桌上剩的烤串已經冷掉,肉質咬上去有些硬,顏千繪慢吞吞咀嚼,側邊磨牙嚼得有些費勁。
還剩一大串,真是令人苦惱,要不要丟呢?丟了也太浪費了。
“不能吃就別吃了,吃得一臉苦巴巴的。”程式言語氣生硬。
顏千繪淡淡瞥了他一眼。
不過因為他這句話,浪費食物的愧疚感瞬間消失,她把那串硬邦邦的烤肉丟進垃圾桶。
“聽歌嗎?”顏千繪問。
“你隨意。”聲音依舊聽不出什麼情緒。
顏千繪開啟音樂播放器的歌曲列表,隨意劃了幾下,螢幕定格,她從當前頁面選了一首,點選播放。
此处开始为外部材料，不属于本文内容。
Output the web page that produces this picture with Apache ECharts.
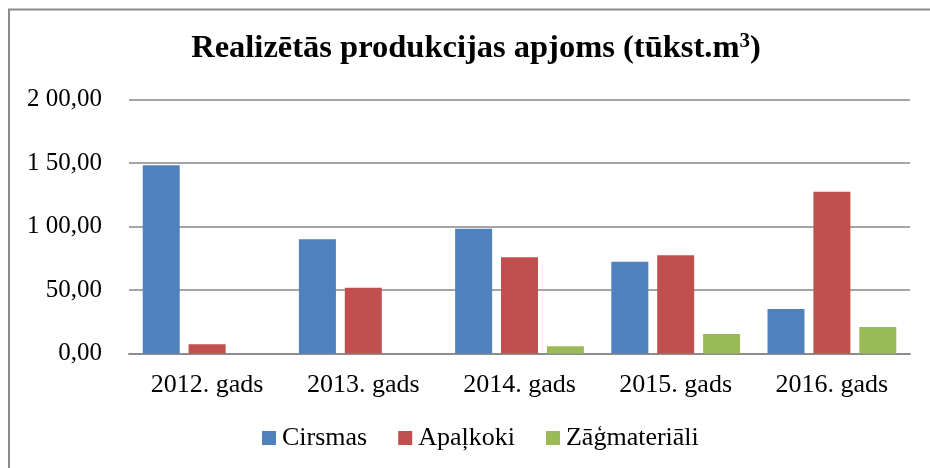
<!DOCTYPE html>
<html><head><meta charset="utf-8">
<script src="https://cdn.jsdelivr.net/npm/echarts@6/dist/echarts.min.js"></script>
<style>html,body{margin:0;padding:0;background:#fff}#c{width:930px;height:468px}</style>
</head><body><div id="c"></div>
<script>
const categories = ['2012. gads','2013. gads','2014. gads','2015. gads','2016. gads'];
const seriesNames = ['Cirsmas','Apaļkoki','Zāģmateriāli'];
const cirsmas = [148.2, 89.9, 98.3, 72.3, 35.0];
const apalkoki = [7.2, 51.8, 75.7, 77.3, 127.4];
const zagmaterali = [0, 0, 5.7, 15.4, 20.9];
const yTickLabels = {0:'0,00', 50:'50,00', 100:'1 00,00', 150:'1 50,00', 200:'2 00,00'};
const colors = ['#4F81BD','#C0504D','#9BBB59'];
const font = 'Liberation Serif';

const chart = echarts.init(document.getElementById('c'), null, {renderer:'canvas'});
const mk = (name, data, i) => ({
  name, type:'bar', data, barWidth:37, barGap:'24%',
  itemStyle:{color:colors[i]},
  animation:false
});
chart.setOption({
  animation:false,
  title:{text:'{t|Realizētās produkcijas apjoms (tūkst.m}{s|3}{t|)}', left:471, textAlign:'center', top:26,
    textStyle:{fontFamily:font, fontWeight:'bold', fontSize:32.5, color:'#000',
      rich:{t:{fontFamily:font, fontWeight:'bold', fontSize:32.5, lineHeight:36, color:'#000'},
            s:{fontFamily:font, fontWeight:'bold', fontSize:21, lineHeight:36, color:'#000', verticalAlign:'top', padding:[0,0,15,0]}}}},
  graphic:[{type:'rect', shape:{x:9, y:9.5, width:940, height:480}, style:{fill:'none', stroke:'#8c8c8c', lineWidth:2}, silent:true}],
  legend:{bottom:12, left:257, itemWidth:14, itemHeight:14, itemGap:31, icon:'rect',
    textStyle:{fontFamily:font, fontSize:26, color:'#000', padding:[0,0,0,1]},
    data:seriesNames},
  grid:{left:129, right:20, top:99.5, bottom:114.5, containLabel:false},
  xAxis:{type:'category', data:categories,
    axisLine:{lineStyle:{color:'#8c8c8c', width:2}}, axisTick:{show:false},
    axisLabel:{fontFamily:font, fontSize:26, color:'#000', margin:19}},
  yAxis:{type:'value', min:0, max:200, interval:50,
    axisLine:{show:false}, axisTick:{show:false},
    splitLine:{lineStyle:{color:'#878787', width:1.5}},
    axisLabel:{fontFamily:font, fontSize:25, color:'#000', margin:27, formatter:v=>yTickLabels[v]}},
  series:[mk(seriesNames[0], cirsmas, 0), mk(seriesNames[1], apalkoki, 1), mk(seriesNames[2], zagmaterali, 2)]
});
</script></body></html>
聽音樂是度過無聊時光的最好消遣之一,尤其是自己與對方無話可說的時候。
歡快的旋律響起,快節奏的搖擺爵士樂,洋溢著豐沛的感染力,讓人想跟著跳動。
“雨中曲,我剛好會誒!”
段安恬剛回來,手裡還抓著酒瓶的手柄,聽到熟悉的曲調,肌肉彷彿有記憶一般,不自覺地張開雙臂,伴著音樂輕快起舞。
許是醉意上頭,她也不在意還有旁人,開心自在地旋轉,笑得無拘無束。
鞋子碰撞地面發出聲響,不過,無人介意這摩擦碰撞的聲音,踢踏舞不就是要發出“踢噠”的聲音嘛。
顏千繪坐著欣賞眼前這雀躍的舞蹈,猝不及防被段安恬拉起來一起踢舞步。
她手忙腳亂的,發現自己實在跟不上安恬的動作,心下一橫,索性放開了,不再束手束腳,在那開心地胡亂跳躍,段安恬像是被她“傳染”了,也跟著她瞎跳。
空氣裡擴散著名為“笑聲”的劇烈病毒。
手機擱在椅子上,螢幕亮著沒關,音樂進度條顯示這首歌即將播放完畢,程式言垂眼瞧見,光明正大地撈起她手機,把它調成單曲迴圈模式。
於述坐下,把手裡的米酒放在桌上,視線正好和他對上,兩人相視一笑。
烤架裡的炭火快要燃燒殆盡,散發出微弱的火光,小縷細煙將斷未斷,若有似無。
次日還是個大晴天,午後陽光照得人懶洋洋的。
顏千繪和段安恬在一樓客廳看綜藝。
這是一檔音樂競演綜藝節目,歌手們根據節目組選定的主題進行創作和演唱,賽制規定每期淘汰一名成員,不定時還會空降踢館歌手。
大約五點多,保潔阿姨揹著一大筐的東西回來,段安恬瞅了一眼滿滿當當的籮筐,甚是好奇,“阿姨,這是什麼啊?”
保潔阿姨放下竹筐,好讓她看清楚裡面的東西,是一堆幹枯的棕色松果。